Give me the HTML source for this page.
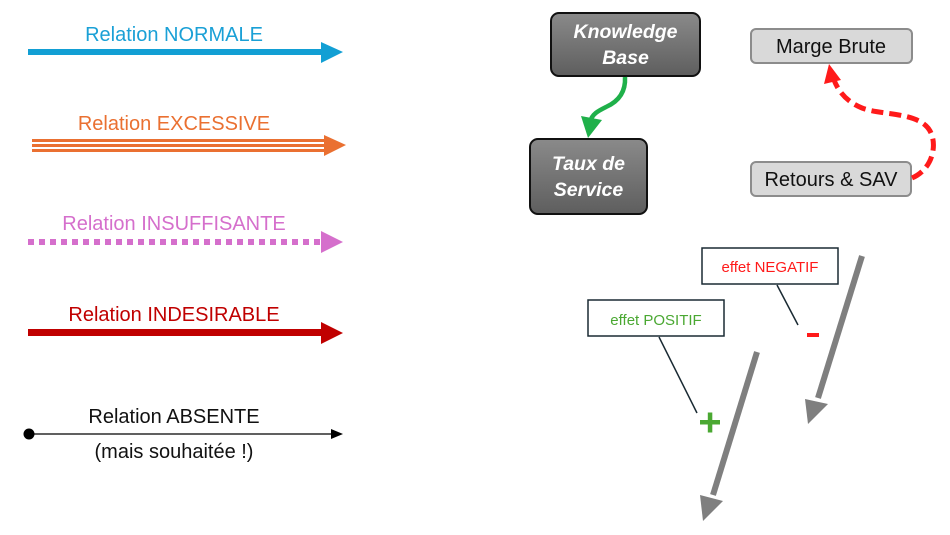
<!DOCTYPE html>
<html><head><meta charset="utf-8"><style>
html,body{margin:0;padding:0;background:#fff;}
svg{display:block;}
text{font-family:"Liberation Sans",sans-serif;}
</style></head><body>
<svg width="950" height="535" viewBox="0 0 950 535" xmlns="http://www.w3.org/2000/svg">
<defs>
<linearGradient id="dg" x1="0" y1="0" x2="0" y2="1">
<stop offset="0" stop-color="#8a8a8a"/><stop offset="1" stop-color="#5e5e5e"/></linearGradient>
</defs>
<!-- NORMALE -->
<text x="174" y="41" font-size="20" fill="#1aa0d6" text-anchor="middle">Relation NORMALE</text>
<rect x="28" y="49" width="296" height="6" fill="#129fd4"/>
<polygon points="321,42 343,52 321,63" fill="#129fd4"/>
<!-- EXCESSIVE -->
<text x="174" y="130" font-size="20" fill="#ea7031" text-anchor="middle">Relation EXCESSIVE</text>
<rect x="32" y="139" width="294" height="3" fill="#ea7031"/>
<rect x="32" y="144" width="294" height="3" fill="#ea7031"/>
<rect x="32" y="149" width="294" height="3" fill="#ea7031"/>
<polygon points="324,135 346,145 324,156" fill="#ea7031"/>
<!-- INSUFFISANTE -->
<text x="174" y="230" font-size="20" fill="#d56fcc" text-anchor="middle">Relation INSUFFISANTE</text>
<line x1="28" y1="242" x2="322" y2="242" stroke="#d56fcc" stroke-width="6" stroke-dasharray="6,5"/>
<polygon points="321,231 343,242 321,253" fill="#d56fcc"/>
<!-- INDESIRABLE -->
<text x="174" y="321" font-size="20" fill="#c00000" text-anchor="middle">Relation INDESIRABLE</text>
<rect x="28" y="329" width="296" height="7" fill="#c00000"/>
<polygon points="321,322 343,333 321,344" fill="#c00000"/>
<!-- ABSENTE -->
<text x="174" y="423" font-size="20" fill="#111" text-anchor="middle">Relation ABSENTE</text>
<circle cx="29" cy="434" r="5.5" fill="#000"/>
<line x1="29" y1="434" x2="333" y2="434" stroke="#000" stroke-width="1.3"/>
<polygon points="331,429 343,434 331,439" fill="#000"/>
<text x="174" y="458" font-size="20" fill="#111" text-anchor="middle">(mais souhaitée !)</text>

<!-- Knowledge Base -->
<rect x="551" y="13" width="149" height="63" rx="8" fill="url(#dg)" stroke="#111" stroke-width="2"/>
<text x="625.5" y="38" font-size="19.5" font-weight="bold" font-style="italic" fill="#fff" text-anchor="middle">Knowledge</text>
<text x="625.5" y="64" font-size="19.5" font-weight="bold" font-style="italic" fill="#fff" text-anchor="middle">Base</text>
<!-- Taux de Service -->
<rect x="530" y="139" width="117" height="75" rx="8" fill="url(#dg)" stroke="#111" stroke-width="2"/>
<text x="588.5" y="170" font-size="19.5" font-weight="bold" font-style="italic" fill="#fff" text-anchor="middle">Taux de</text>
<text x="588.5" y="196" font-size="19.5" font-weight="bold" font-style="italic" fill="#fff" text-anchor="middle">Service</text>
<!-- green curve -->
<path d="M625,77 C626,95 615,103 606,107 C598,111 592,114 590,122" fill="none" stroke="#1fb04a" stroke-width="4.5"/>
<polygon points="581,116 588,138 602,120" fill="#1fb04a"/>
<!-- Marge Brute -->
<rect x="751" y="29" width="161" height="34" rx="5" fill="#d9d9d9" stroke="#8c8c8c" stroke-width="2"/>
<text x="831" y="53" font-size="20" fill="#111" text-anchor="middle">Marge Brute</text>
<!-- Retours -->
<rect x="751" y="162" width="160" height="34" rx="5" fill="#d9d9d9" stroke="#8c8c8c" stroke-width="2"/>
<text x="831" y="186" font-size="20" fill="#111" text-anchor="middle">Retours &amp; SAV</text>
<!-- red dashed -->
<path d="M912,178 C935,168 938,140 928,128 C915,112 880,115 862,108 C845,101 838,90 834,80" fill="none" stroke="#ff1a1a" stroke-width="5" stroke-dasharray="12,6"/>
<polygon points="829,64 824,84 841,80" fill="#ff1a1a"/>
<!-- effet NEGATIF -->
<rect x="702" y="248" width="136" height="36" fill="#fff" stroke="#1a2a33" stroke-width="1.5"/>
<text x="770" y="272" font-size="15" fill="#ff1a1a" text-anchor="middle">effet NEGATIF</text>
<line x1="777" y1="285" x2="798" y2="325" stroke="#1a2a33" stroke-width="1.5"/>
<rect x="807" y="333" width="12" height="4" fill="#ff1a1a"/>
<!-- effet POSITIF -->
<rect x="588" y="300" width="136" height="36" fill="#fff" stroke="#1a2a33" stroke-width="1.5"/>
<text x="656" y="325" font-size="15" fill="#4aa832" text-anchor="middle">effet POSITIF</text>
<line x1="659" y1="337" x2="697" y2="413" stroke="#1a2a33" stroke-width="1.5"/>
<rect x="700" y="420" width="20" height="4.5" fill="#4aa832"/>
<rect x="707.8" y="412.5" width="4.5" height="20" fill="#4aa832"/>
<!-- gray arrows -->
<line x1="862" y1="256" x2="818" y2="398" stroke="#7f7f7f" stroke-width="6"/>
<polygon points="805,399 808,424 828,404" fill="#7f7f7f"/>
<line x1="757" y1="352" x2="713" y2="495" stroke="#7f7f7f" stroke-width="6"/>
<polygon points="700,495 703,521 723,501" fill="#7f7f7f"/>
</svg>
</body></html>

============

Skipping the pictures, transcribe each line above exactly as it appears.

Give me the HTML source for this page.
<!DOCTYPE html>
<html><head><meta charset="utf-8"><style>
html,body{margin:0;padding:0;background:#fff;}
svg{display:block;}
text{font-family:"Liberation Sans",sans-serif;}
</style></head><body>
<svg width="950" height="535" viewBox="0 0 950 535" xmlns="http://www.w3.org/2000/svg">
<defs>
<linearGradient id="dg" x1="0" y1="0" x2="0" y2="1">
<stop offset="0" stop-color="#8a8a8a"/><stop offset="1" stop-color="#5e5e5e"/></linearGradient>
</defs>
<!-- NORMALE -->
<text x="174" y="41" font-size="20" fill="#1aa0d6" text-anchor="middle">Relation NORMALE</text>
<rect x="28" y="49" width="296" height="6" fill="#129fd4"/>
<polygon points="321,42 343,52 321,63" fill="#129fd4"/>
<!-- EXCESSIVE -->
<text x="174" y="130" font-size="20" fill="#ea7031" text-anchor="middle">Relation EXCESSIVE</text>
<rect x="32" y="139" width="294" height="3" fill="#ea7031"/>
<rect x="32" y="144" width="294" height="3" fill="#ea7031"/>
<rect x="32" y="149" width="294" height="3" fill="#ea7031"/>
<polygon points="324,135 346,145 324,156" fill="#ea7031"/>
<!-- INSUFFISANTE -->
<text x="174" y="230" font-size="20" fill="#d56fcc" text-anchor="middle">Relation INSUFFISANTE</text>
<line x1="28" y1="242" x2="322" y2="242" stroke="#d56fcc" stroke-width="6" stroke-dasharray="6,5"/>
<polygon points="321,231 343,242 321,253" fill="#d56fcc"/>
<!-- INDESIRABLE -->
<text x="174" y="321" font-size="20" fill="#c00000" text-anchor="middle">Relation INDESIRABLE</text>
<rect x="28" y="329" width="296" height="7" fill="#c00000"/>
<polygon points="321,322 343,333 321,344" fill="#c00000"/>
<!-- ABSENTE -->
<text x="174" y="423" font-size="20" fill="#111" text-anchor="middle">Relation ABSENTE</text>
<circle cx="29" cy="434" r="5.5" fill="#000"/>
<line x1="29" y1="434" x2="333" y2="434" stroke="#000" stroke-width="1.3"/>
<polygon points="331,429 343,434 331,439" fill="#000"/>
<text x="174" y="458" font-size="20" fill="#111" text-anchor="middle">(mais souhaitée !)</text>

<!-- Knowledge Base -->
<rect x="551" y="13" width="149" height="63" rx="8" fill="url(#dg)" stroke="#111" stroke-width="2"/>
<text x="625.5" y="38" font-size="19.5" font-weight="bold" font-style="italic" fill="#fff" text-anchor="middle">Knowledge</text>
<text x="625.5" y="64" font-size="19.5" font-weight="bold" font-style="italic" fill="#fff" text-anchor="middle">Base</text>
<!-- Taux de Service -->
<rect x="530" y="139" width="117" height="75" rx="8" fill="url(#dg)" stroke="#111" stroke-width="2"/>
<text x="588.5" y="170" font-size="19.5" font-weight="bold" font-style="italic" fill="#fff" text-anchor="middle">Taux de</text>
<text x="588.5" y="196" font-size="19.5" font-weight="bold" font-style="italic" fill="#fff" text-anchor="middle">Service</text>
<!-- green curve -->
<path d="M625,77 C626,95 615,103 606,107 C598,111 592,114 590,122" fill="none" stroke="#1fb04a" stroke-width="4.5"/>
<polygon points="581,116 588,138 602,120" fill="#1fb04a"/>
<!-- Marge Brute -->
<rect x="751" y="29" width="161" height="34" rx="5" fill="#d9d9d9" stroke="#8c8c8c" stroke-width="2"/>
<text x="831" y="53" font-size="20" fill="#111" text-anchor="middle">Marge Brute</text>
<!-- Retours -->
<rect x="751" y="162" width="160" height="34" rx="5" fill="#d9d9d9" stroke="#8c8c8c" stroke-width="2"/>
<text x="831" y="186" font-size="20" fill="#111" text-anchor="middle">Retours &amp; SAV</text>
<!-- red dashed -->
<path d="M912,178 C935,168 938,140 928,128 C915,112 880,115 862,108 C845,101 838,90 834,80" fill="none" stroke="#ff1a1a" stroke-width="5" stroke-dasharray="12,6"/>
<polygon points="829,64 824,84 841,80" fill="#ff1a1a"/>
<!-- effet NEGATIF -->
<rect x="702" y="248" width="136" height="36" fill="#fff" stroke="#1a2a33" stroke-width="1.5"/>
<text x="770" y="272" font-size="15" fill="#ff1a1a" text-anchor="middle">effet NEGATIF</text>
<line x1="777" y1="285" x2="798" y2="325" stroke="#1a2a33" stroke-width="1.5"/>
<rect x="807" y="333" width="12" height="4" fill="#ff1a1a"/>
<!-- effet POSITIF -->
<rect x="588" y="300" width="136" height="36" fill="#fff" stroke="#1a2a33" stroke-width="1.5"/>
<text x="656" y="325" font-size="15" fill="#4aa832" text-anchor="middle">effet POSITIF</text>
<line x1="659" y1="337" x2="697" y2="413" stroke="#1a2a33" stroke-width="1.5"/>
<rect x="700" y="420" width="20" height="4.5" fill="#4aa832"/>
<rect x="707.8" y="412.5" width="4.5" height="20" fill="#4aa832"/>
<!-- gray arrows -->
<line x1="862" y1="256" x2="818" y2="398" stroke="#7f7f7f" stroke-width="6"/>
<polygon points="805,399 808,424 828,404" fill="#7f7f7f"/>
<line x1="757" y1="352" x2="713" y2="495" stroke="#7f7f7f" stroke-width="6"/>
<polygon points="700,495 703,521 723,501" fill="#7f7f7f"/>
</svg>
</body></html>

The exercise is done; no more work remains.